Whatever luck the socks had in them worked for the Rangers, as the club moved up from seventh to the No. 4 overall pick in the 2023 MLB Draft. Texas had the seventh longest odds at landing the top pick at 5.5 percent.

“I like it better than I thought I would,” Fagg said of the new process. “If I was moved back, I probably wouldn't like it as much as I liked it, but because we moved up, yeah. But I'd say I don't know. I'm probably old school, but I'm happy sitting here right now.”

It will be the Rangers’ third straight year with a top-five pick. In 2021, they selected Vanderbilt right-hander Jack Leiter at No. 2 overall and then picked his college teammate Kumar Rocker with the No. 3 pick the following year.

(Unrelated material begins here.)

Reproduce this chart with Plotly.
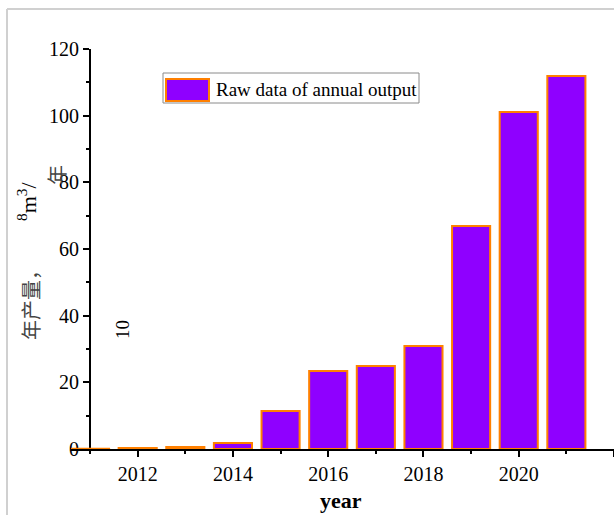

“It’s very valuable,” Fagg said. “You don't get the access to those kinds of players unless you pick high up. So it means a lot to be able to choose within that pool. Obviously you don't want your big league team to finish the way that it finished the last few years to pick there. Hopefully -- well not hopefully, I know in fact -- we're not going to be there [again] for a while. We're building something special here and we’ve got a lot of guys on the cusp. We've done a lot of things in free agency recently. That's really good. So we're excited. We're going to do our work and we're trying to see what the best fit is for the Texas Rangers at the end of the day.”

The Pirates landed the No. 1 pick, while the Rangers’ AL West rival Oakland A’s dropped to No. 6, despite having the best odds to land the top choice. Pittsburgh and Washington joined Oakland as the three teams with the highest percentage chance (16.5 percent each) to get the No. 1 overall pick.

The top six picks were:

1. Pirates (T-1)
2. Nationals (T-1)
3. Tigers (6)
4. Rangers (7)
5. Twins (13)
6. A’s (T-1)

“I mean Oakland went from possibly between one and three to six,” Fagg said. “We moved up and Minnesota probably had the biggest jump. They were probably the luckiest of anybody getting into the top six from, you know, being the 13th.”

According to MLB Pipeline’s Jonathan Mayo, the top three Draft prospects for 2023 are LSU outfielder Dylan Crews, Tennessee right-hander Chase Dollander and Indiana high school outfielder Max Clark. The next three up could include Ole Miss shortstop Jacob Gonzalez, Florida outfielder Wyatt Langford and Grand Canyon shortstop Jacob Wilson.

“We’ve got a ways to go on [making a pick] but actually it means a lot to obviously move up,” Fagg said. “To move up means more money for the Draft pool. And we're not going to have a second-round pick or second eyes because we signed [Jacob deGrom]. So it just means a lot.”